Submundo é uma obra magnífica. Morte súbita também. Enrique
trabalha com a ideia da bola apontando para o “espírito que vai e vem entre o
bem e o mal tentando entrar no céu”. Mas vai além disso. Tive a impressão de
sentir que, entre os dois oponentes, sua simpatia pende para o lado de
Caravaggio (ou é a minha que pende, talvez). Mas o modo como fala sobre os
quadros do italiano consegue emular a própria pintura do artista, colocando-nos
no centro de uma aventura dramática plena de jogos de luz e armadilhas do
movimento, acendendo diante de nós “a fogueira da modernidade que se instala”. Como
os quadros de Caravaggio, o romance é atravessado pela violência, pela sujeira,
pela crueza da vida real.

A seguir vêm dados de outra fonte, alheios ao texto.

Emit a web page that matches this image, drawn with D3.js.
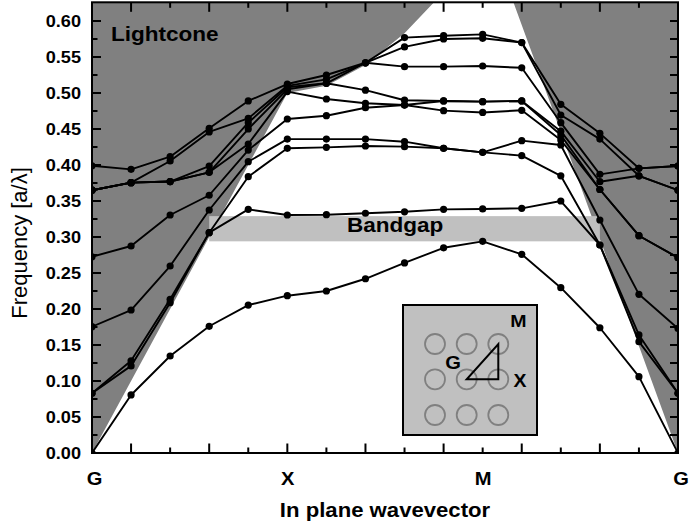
<!DOCTYPE html>
<html>
<head>
<meta charset="utf-8">
<script src="https://cdn.jsdelivr.net/npm/d3@7"></script>
<style>
  html, body { margin: 0; padding: 0; background: #fff; }
  svg { display: block; }
  text { font-family: "Liberation Sans", Arial, Helvetica, sans-serif; }
</style>
</head>
<body>
<svg id="chart" width="689" height="527"></svg>
<script>
// k-path sample index (0..15): G -> X -> M -> G, five steps per segment
const kIndex = [0, 1, 2, 3, 4, 5, 6, 7, 8, 9, 10, 11, 12, 13, 14, 15];
const symmetryLabels = ["G", "X", "M", "G"];
const symmetryIndex = [0, 5, 10, 15];

// photonic bands, frequency in a/λ at every k sample
const band1  = [0, 0.0806, 0.1347, 0.176, 0.2055, 0.2185, 0.225, 0.242, 0.264, 0.285, 0.294, 0.276, 0.2296, 0.174, 0.106, 0];
const band2  = [0.083, 0.121, 0.2088, 0.306, 0.3384, 0.3306, 0.331, 0.333, 0.335, 0.3384, 0.339, 0.3398, 0.35, 0.2889, 0.1546, 0.083];
const band3  = [0.083, 0.128, 0.2135, 0.306, 0.3838, 0.4232, 0.4245, 0.4264, 0.4255, 0.4232, 0.4176, 0.413, 0.385, 0.2889, 0.164, 0.083];
const band4  = [0.1754, 0.1986, 0.2597, 0.3375, 0.4046, 0.436, 0.436, 0.436, 0.4324, 0.4232, 0.4176, 0.4338, 0.4278, 0.3236, 0.2204, 0.173];
const band5  = [0.2726, 0.2875, 0.3306, 0.358, 0.4208, 0.4639, 0.4685, 0.4796, 0.4833, 0.4755, 0.473, 0.476, 0.4347, 0.366, 0.3018, 0.2713];
const band6  = [0.365, 0.3755, 0.377, 0.3898, 0.4292, 0.502, 0.4917, 0.4857, 0.4833, 0.489, 0.488, 0.489, 0.4417, 0.366, 0.3018, 0.2713];
const band7  = [0.365, 0.3755, 0.377, 0.3898, 0.45, 0.505, 0.5135, 0.504, 0.490, 0.489, 0.488, 0.489, 0.447, 0.3768, 0.385, 0.365];
const band8  = [0.365, 0.3755, 0.377, 0.3986, 0.4588, 0.508, 0.5135, 0.542, 0.5366, 0.5366, 0.5375, 0.535, 0.4588, 0.387, 0.3954, 0.3986];
const band9  = [0.365, 0.3755, 0.4056, 0.446, 0.4648, 0.51, 0.519, 0.542, 0.564, 0.575, 0.576, 0.570, 0.4694, 0.436, 0.385, 0.365];
const band10 = [0.399, 0.394, 0.4116, 0.451, 0.489, 0.5125, 0.525, 0.542, 0.577, 0.5796, 0.5815, 0.570, 0.4843, 0.444, 0.3954, 0.3986];
const bands = [band1, band2, band3, band4, band5, band6, band7, band8, band9, band10];

// light line bounding the shaded light cone
const lightK = [0, 5, 6, 7, 8, 9, 10, 10, 15];
const lightF = [0, 0.5, 0.51, 0.539, 0.583, 0.64, 0.707, 0.743, 0];

// complete band gap
const gapK = [3, 13];
const gapF = [0.294, 0.329];

// axis ticks
const yTicks = [0, 0.05, 0.10, 0.15, 0.20, 0.25, 0.30, 0.35, 0.40, 0.45, 0.50, 0.55, 0.60];
const yMinorTicks = [0.025, 0.075, 0.125, 0.175, 0.225, 0.275, 0.325, 0.375, 0.425, 0.475, 0.525, 0.575];
const xMajorTicks = [1, 3, 5, 7, 9, 11, 13];
const xMinorTicks = [0, 2, 4, 6, 8, 10, 12, 14];

(function draw() {
  const svg = d3.select("#chart");
  const W = 689, H = 527;
  const pLeft = 92, pRight = 678, pTop = 2.3, pBottom = 453;
  const yMax = 0.626;

  const x = d3.scaleLinear().domain([0, 15]).range([pLeft, pRight]);
  const y = d3.scaleLinear().domain([0, yMax]).range([pBottom, pTop]);

  svg.append("rect").attr("width", W).attr("height", H).attr("fill", "#fff");

  svg.append("defs").append("clipPath").attr("id", "plot")
    .append("rect").attr("x", pLeft).attr("y", pTop)
    .attr("width", pRight - pLeft).attr("height", pBottom - pTop);

  const plot = svg.append("g").attr("clip-path", "url(#plot)");

  // light cone region above the light line
  const conePts = [[0, yMax + 0.05]]
    .concat(lightK.map((k, i) => [k, lightF[i]]))
    .concat([[15, yMax + 0.05]]);
  plot.append("path")
    .attr("d", d3.line().x(d => x(d[0])).y(d => y(d[1]))(conePts) + "Z")
    .attr("fill", "#808080");

  // band gap stripe
  plot.append("rect")
    .attr("x", x(gapK[0])).attr("width", x(gapK[1]) - x(gapK[0]))
    .attr("y", y(gapF[1])).attr("height", y(gapF[0]) - y(gapF[1]))
    .attr("fill", "#c0c0c0");

  function label(g, px, py, txt, size, weight, anchor, sx) {
    return g.append("text")
      .attr("transform", `translate(${px},${py}) scale(${sx},1)`)
      .attr("text-anchor", anchor)
      .attr("font-size", size)
      .attr("font-weight", weight)
      .attr("fill", "#000")
      .text(txt);
  }

  label(svg, 111, 40.7, "Lightcone", 20.5, "bold", "start", 1.1);
  label(svg, 347, 232.3, "Bandgap", 20.5, "bold", "start", 1.1);

  // bands
  const line = d3.line().x((d, i) => x(kIndex[i])).y(d => y(d));
  plot.selectAll("path.band").data(bands).join("path")
    .attr("class", "band")
    .attr("d", d => line(d))
    .attr("fill", "none").attr("stroke", "#000")
    .attr("stroke-width", 1.9).attr("stroke-linejoin", "round");

  bands.forEach(b => {
    plot.append("g").selectAll("circle").data(b).join("circle")
      .attr("cx", (d, i) => x(kIndex[i]))
      .attr("cy", d => y(d))
      .attr("r", 3.6).attr("fill", "#000");
  });

  // inset: square lattice of rods and irreducible Brillouin zone
  const inset = svg.append("g");
  const box = { x0: 403, y0: 305, x1: 537, y1: 435 };
  inset.append("rect")
    .attr("x", box.x0).attr("y", box.y0)
    .attr("width", box.x1 - box.x0).attr("height", box.y1 - box.y0)
    .attr("fill", "#c0c0c0").attr("stroke", "#000").attr("stroke-width", 2);
  const rodCols = [435, 466.7, 498.3];
  const rodRows = [344, 379.3, 415];
  rodRows.forEach(ry => rodCols.forEach(rx => {
    inset.append("circle").attr("cx", rx).attr("cy", ry).attr("r", 10)
      .attr("fill", "none").attr("stroke", "#808080").attr("stroke-width", 1.8);
  }));
  inset.append("path")
    .attr("d", `M${rodCols[1]},${rodRows[1]} L${rodCols[2]},${rodRows[1]} L${rodCols[2]},${rodRows[0]} Z`)
    .attr("fill", "none").attr("stroke", "#000").attr("stroke-width", 2);
  label(inset, 518.5, 326.5, "M", 17, "bold", "middle", 1.15);
  label(inset, 453, 369, "G", 18, "bold", "middle", 1.12);
  label(inset, 520, 387, "X", 18, "bold", "middle", 1.08);

  // frame and ticks
  const axes = svg.append("g").attr("stroke", "#000");
  axes.append("rect").attr("x", pLeft).attr("y", pTop)
    .attr("width", pRight - pLeft).attr("height", pBottom - pTop)
    .attr("fill", "none").attr("stroke-width", 2);

  function hTick(g, v, len, side) {
    const py = y(v);
    if (side === "left") g.append("line").attr("x1", pLeft).attr("x2", pLeft + len).attr("y1", py).attr("y2", py);
    else g.append("line").attr("x1", pRight).attr("x2", pRight - len).attr("y1", py).attr("y2", py);
  }
  function vTick(g, k, len, side) {
    const px = x(k);
    if (side === "bottom") g.append("line").attr("x1", px).attr("x2", px).attr("y1", pBottom).attr("y2", pBottom - len);
    else g.append("line").attr("x1", px).attr("x2", px).attr("y1", pTop).attr("y2", pTop + len);
  }
  const tg = axes.append("g").attr("stroke-width", 2);
  yTicks.forEach(v => { hTick(tg, v, 9, "left"); hTick(tg, v, 8, "right"); });
  yMinorTicks.forEach(v => { hTick(tg, v, 5.5, "left"); hTick(tg, v, 8, "right"); });
  xMajorTicks.forEach(k => { vTick(tg, k, 9.5, "bottom"); vTick(tg, k, 9.5, "top"); });
  xMinorTicks.forEach(k => { vTick(tg, k, 5.5, "bottom"); vTick(tg, k, 5.5, "top"); });

  // tick labels
  const fmt = d3.format(".2f");
  yTicks.forEach(v => {
    label(svg, 81, y(v) + 5.8, fmt(v), 16.5, "bold", "end", 1.1);
  });
  symmetryLabels.forEach((s, i) => {
    label(svg, x(symmetryIndex[i]) + (i === 0 ? 2.5 : (i === 3 ? 3 : 0.5)), 484.5, s, 19, "bold", "middle", 1.06);
  });

  // axis titles
  label(svg, 385, 516.5, "In plane wavevector", 20.5, "bold", "middle", 1.08);
  svg.append("text")
    .attr("transform", "translate(27,243) rotate(-90)")
    .attr("text-anchor", "middle")
    .attr("font-size", 22)
    .attr("fill", "#000")
    .text("Frequency [a/λ]");
})();
</script>
</body>
</html>
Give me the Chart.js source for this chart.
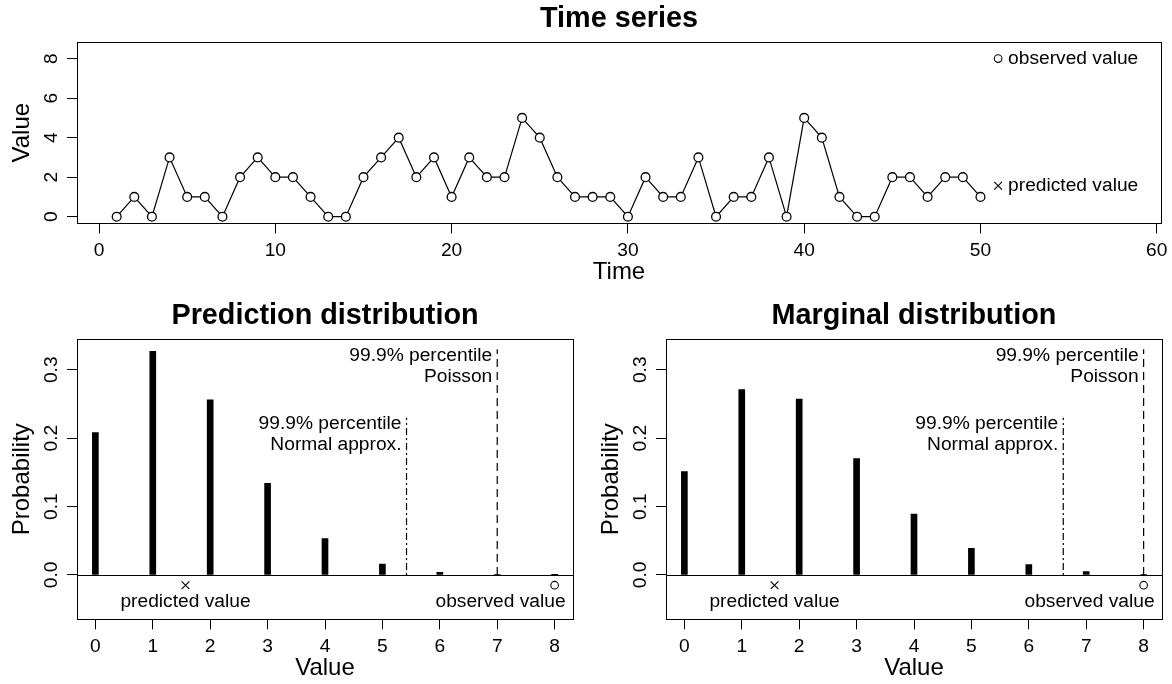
<!DOCTYPE html>
<html>
<head>
<meta charset="utf-8">
<title>Time series and predictive distributions</title>
<script src="https://cdn.jsdelivr.net/npm/chart.js@4.4.1/dist/chart.umd.min.js"></script>
<style>
  body { margin: 0; background: #fff; }
  #wrap { position: relative; width: 1172px; height: 684px; }
  canvas { position: absolute; }
  #tsChart { left: 0; top: 0; }
  #predChart { left: 0; top: 290px; }
  #margChart { left: 586px; top: 290px; }
</style>
</head>
<body>
<div id="wrap">
  <canvas id="tsChart" width="1172" height="290"></canvas>
  <canvas id="predChart" width="586" height="394"></canvas>
  <canvas id="margChart" width="586" height="394"></canvas>
</div>
<script>
// observed counts, time 1..50
const counts = [0, 1, 0, 3, 1, 1, 0, 2, 3, 2, 2, 1, 0, 0, 2, 3, 4, 2, 3, 1,
                3, 2, 2, 5, 4, 2, 1, 1, 1, 0, 2, 1, 1, 3, 0, 1, 1, 3, 0, 5,
                4, 1, 0, 0, 2, 2, 1, 2, 2, 1];
const nextTime = 51;
const observedNext = 8;
const predictedNext = 1.57;
const timeTickLabels = ['0', '10', '20', '30', '40', '50', '60'];
const countTickLabels = ['0', '2', '4', '6', '8'];

// distributions for the next value
const valueCats = [0, 1, 2, 3, 4, 5, 6, 7, 8];
const predProb = [0.208, 0.327, 0.256, 0.134, 0.053, 0.016, 0.004, 0.001, 0.0002];
const margProb = [0.151, 0.271, 0.257, 0.170, 0.089, 0.039, 0.015, 0.005, 0.001];
const valueTickLabels = ['0', '1', '2', '3', '4', '5', '6', '7', '8'];
const probTickLabels = ['0.0', '0.1', '0.2', '0.3'];

// 99.9% percentiles (normal approx. / Poisson) and heights of their marker lines
const predNormalQ = 5.42, predPoissonQ = 7;
const margNormalQ = 6.6, margPoissonQ = 8;
const normalLineTop = 0.23, poissonLineTop = 0.33;


const FAMILY = "'Liberation Sans', Arial, Helvetica, sans-serif";
const TICK_SIZE = 19.2;
const tickFont = { family: FAMILY, size: TICK_SIZE };
const labelFont = { family: FAMILY, size: 24 };
const titleFont = { family: FAMILY, size: 28.8, weight: 'bold' };

// box around the plot region
const framePlugin = {
    id: 'frame',
    afterDraw(chart) {
        const { ctx, chartArea: a } = chart;
        ctx.save();
        ctx.strokeStyle = '#000';
        ctx.lineWidth = 1;
        ctx.strokeRect(Math.round(a.left) + 0.5, Math.round(a.top) + 0.5,
            Math.round(a.right - a.left), Math.round(a.bottom - a.top));
        ctx.restore();
    }
};

// horizontal line at probability 0
const zeroLinePlugin = {
    id: 'zeroLine',
    afterDatasetsDraw(chart) {
        const { ctx, chartArea: a, scales: { y } } = chart;
        const py = Math.round(y.getPixelForValue(0)) + 0.5;
        ctx.save();
        ctx.strokeStyle = '#000';
        ctx.lineWidth = 1.2;
        ctx.beginPath();
        ctx.moveTo(a.left, py);
        ctx.lineTo(a.right, py);
        ctx.stroke();
        ctx.restore();
    }
};

// text notes placed at data coordinates
function notesPlugin(items) {
    return {
        id: 'notes',
        afterDatasetsDraw(chart) {
            const { ctx, scales: { x, y } } = chart;
            ctx.save();
            ctx.fillStyle = '#000';
            ctx.font = TICK_SIZE + 'px ' + FAMILY;
            ctx.textBaseline = 'middle';
            items.forEach(n => {
                ctx.textAlign = n.align || 'left';
                ctx.fillText(n.text, x.getPixelForValue(n.x) + (n.dx || 0), y.getPixelForValue(n.y) + (n.dy || 0));
            });
            ctx.restore();
        }
    };
}

const gridOpts = { drawOnChartArea: false, drawTicks: true, tickLength: 10, color: '#000', lineWidth: 1, offset: false };

function xAxis(min, max, labels, title) {
    return {
        type: 'linear', min: min, max: max, offset: false,
        afterBuildTicks: s => { s.ticks = labels.map(l => ({ value: Number(l) })); },
        afterFit: s => { s.height = 63; s.paddingLeft = 0; s.paddingRight = 0; },
        ticks: { font: tickFont, color: '#000', padding: 5.5, minRotation: 0, maxRotation: 0,
                 autoSkip: false, callback: (v, i) => labels[i] },
        grid: gridOpts,
        border: { display: false },
        title: { display: true, text: title, font: labelFont, color: '#000', padding: 0 }
    };
}

function yAxis(min, max, labels, title, pad) {
    return {
        type: 'linear', min: min, max: max,
        afterBuildTicks: s => { s.ticks = labels.map(l => ({ value: Number(l) })); },
        afterFit: s => { s.width = 77; s.paddingTop = 0; s.paddingBottom = 0; },
        ticks: { font: tickFont, color: '#000', padding: pad, minRotation: 90, maxRotation: 90,
                 crossAlign: 'center', autoSkip: false, callback: (v, i) => labels[i] },
        grid: gridOpts,
        border: { display: false },
        title: { display: true, text: title, font: labelFont, color: '#000', padding: { top: 8.1, bottom: 0 } }
    };
}

function marker(x, y, style, radius) {
    return {
        type: 'line',
        data: [{ x: x, y: y }],
        showLine: false,
        pointStyle: style,
        pointRadius: radius,
        pointBorderColor: '#000',
        pointBackgroundColor: '#fff',
        pointBorderWidth: 1.1
    };
}

function mainTitle(text, padTop) {
    return { display: true, fullSize: false, text: text, font: titleFont, color: '#000',
             padding: { top: padTop, bottom: 5.44 } };
}

// Time series panel
new Chart(document.getElementById('tsChart'), {
    type: 'line',
    data: {
        datasets: [
            {
                data: counts.map((c, i) => ({ x: i + 1, y: c })),
                borderColor: '#000',
                borderWidth: 1.2,
                tension: 0,
                pointStyle: 'circle',
                pointRadius: 4.4,
                pointBorderColor: '#000',
                pointBackgroundColor: '#fff',
                pointBorderWidth: 1.3
            },
            marker(nextTime, observedNext, 'circle', 3.8),
            marker(nextTime, predictedNext, 'crossRot', 5.5)
        ]
    },
    options: {
        responsive: false,
        animation: false,
        layout: { padding: { left: 0, right: 11, top: 0, bottom: 3.6 } },
        plugins: {
            legend: { display: false },
            tooltip: { enabled: false },
            title: mainTitle('Time series', 2.0)
        },
        scales: {
            x: xAxis(-1.25, 60.24, timeTickLabels, 'Time'),
            y: yAxis(-0.34, 8.84, countTickLabels, 'Value', 9.6)
        }
    },
    plugins: [framePlugin, notesPlugin([
        { x: nextTime, y: observedNext, text: 'observed value', dx: 10 },
        { x: nextTime, y: predictedNext, text: 'predicted value', dx: 10 }
    ])]
});

// Distribution panels
function distChart(canvasId, titleText, probs, normalQ, poissonQ, padLeft, padRight) {
    const markerY = -0.015;
    new Chart(document.getElementById(canvasId), {
        type: 'line',
        data: {
            datasets: [
                {
                    type: 'bar',
                    data: valueCats.map((v, i) => ({ x: v, y: probs[i] })),
                    backgroundColor: '#000',
                    borderWidth: 0,
                    barThickness: 6,
                    grouped: false
                },
                {
                    data: [{ x: normalQ, y: 0 }, { x: normalQ, y: normalLineTop }],
                    borderColor: '#000', borderWidth: 1.2, borderDash: [2, 3, 7, 3], pointRadius: 0
                },
                {
                    data: [{ x: poissonQ, y: 0 }, { x: poissonQ, y: poissonLineTop }],
                    borderColor: '#000', borderWidth: 1.2, borderDash: [8, 5], pointRadius: 0
                },
                marker(predictedNext, markerY, 'crossRot', 5.5),
                marker(observedNext, markerY, 'circle', 3.8)
            ]
        },
        options: {
            responsive: false,
            animation: false,
            layout: { padding: { left: padLeft, right: padRight, top: 0, bottom: 1.6 } },
            plugins: {
                legend: { display: false },
                tooltip: { enabled: false },
                title: mainTitle(titleText, 9.0)
            },
            scales: {
                x: xAxis(-0.32, 8.32, valueTickLabels, 'Value'),
                y: yAxis(-0.065, 0.345, probTickLabels, 'Probability', 1.7)
            }
        },
        plugins: [framePlugin, zeroLinePlugin, notesPlugin([
            { x: poissonQ, y: poissonLineTop, text: '99.9% percentile', align: 'right', dx: -5, dy: 6 },
            { x: poissonQ, y: poissonLineTop, text: 'Poisson', align: 'right', dx: -5, dy: 27 },
            { x: normalQ, y: normalLineTop, text: '99.9% percentile', align: 'right', dx: -5, dy: 6 },
            { x: normalQ, y: normalLineTop, text: 'Normal approx.', align: 'right', dx: -5, dy: 27 },
            { x: predictedNext, y: markerY, text: 'predicted value', align: 'center', dy: 17 },
            { x: observedNext, y: markerY, text: 'observed value', align: 'right', dx: 11, dy: 17 }
        ])]
    });
}

distChart('predChart', 'Prediction distribution', predProb, predNormalQ, predPoissonQ, 0, 13);
distChart('margChart', 'Marginal distribution', margProb, margNormalQ, margPoissonQ, 3, 10);
</script>
</body>
</html>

Há êxtase e asco por toda parte. “Caravaggio foi para
a pintura o que Galileu foi para a física: alguém que abriu os olhos e disse o
que estava vendo; alguém que descobriu que as formas no espaço não são
alegorias de nada além de si mesmas e isso basta; alguém que entendeu que o
verdadeiro mistério das forças que controlam nossa maneira de habitar o mundo
não reside em serem elevadas, e sim elementares”. Sua vida tem servido de tema
a livros e filmes. Em seu romance, talvez
Enrique tenha apenas nos querido alertar para o fato de que, “no
inferno, as almas e os livros são bolas. Os demônios jogam com elas”. E não são
os bons que ganham as partidas da história, infelizmente.